Espi-Sanchis specialises in instrumental African music – and uses workshops and stories to introduce children and adults to the world of music. But instead of using conventional musical instruments, his are fashioned out of dry kelp, paw paw leaves, wood, stones, tortoise shells, kudu horns, cow bells, hunting bows, and more – just as they were created some 60,000 years ago by early human beings in southern Africa.
“He can turn just about any material into a musical instruments. This session will help the teachers realise that they can use just about anything to make music in their classrooms, regardless of the resources available,” said Foundation Phase Programme Head Dr Deidre Geduld.
“It’s all about using what you’ve got at hand and creating learning experiences from that.”
Espi-Sanchis, who has written music content for Foundation Phase books published by Oxford University Press, said: “The students will be using instruments that are made very easily and taking them home with them as examples … They are designed to be used in the classroom.”

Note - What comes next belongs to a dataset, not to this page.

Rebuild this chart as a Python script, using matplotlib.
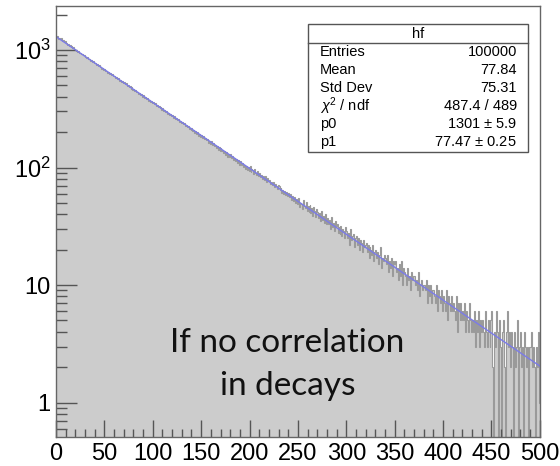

He will also be using the African storytelling style in the workshop. “Storytelling is arguably the first teaching method developed by humans to educate their children. I use stories in the workshop to introduce instruments and African music-making systems the students can apply in their classrooms.
“Education should be fun and creative … [I will teach] a method that leads to the making of real and creative music in the shortest time possible.”
The instruments used in the workshop will include the Makweyana musical bow, as well as the Ixilongo flute, the Kazoo and the “One Person, One Note” pipe ensemble, all made out of dry kelp.
Espi-Sanchis became well-known in South Africa as “Pedro the Music Man” in the long-running Kideo television series in the 1990s. During the 2010 Soccer World Cup, he created the Vuvuzela Orchestra which performed a repertoire of soccer songs.
The Reggio Emilia teaching philosophy taps into children’s potential by allowing them to express themselves in multiple ways, including art, music, drama and more. It is an approach that focuses on building a schooling systems that believes all children deserve good quality foundational education, not just those who can afford it.
Young children often represent words as drawings, others represent thoughts, numbers and images as colours or shapes, while others express their feelings in words or music or in silence.
These are some of the languages that young children use, and Foundation Phase teachers need to continuously be responsive to them for they are the creative roots from which literacy, numeracy and life skills are nurtured.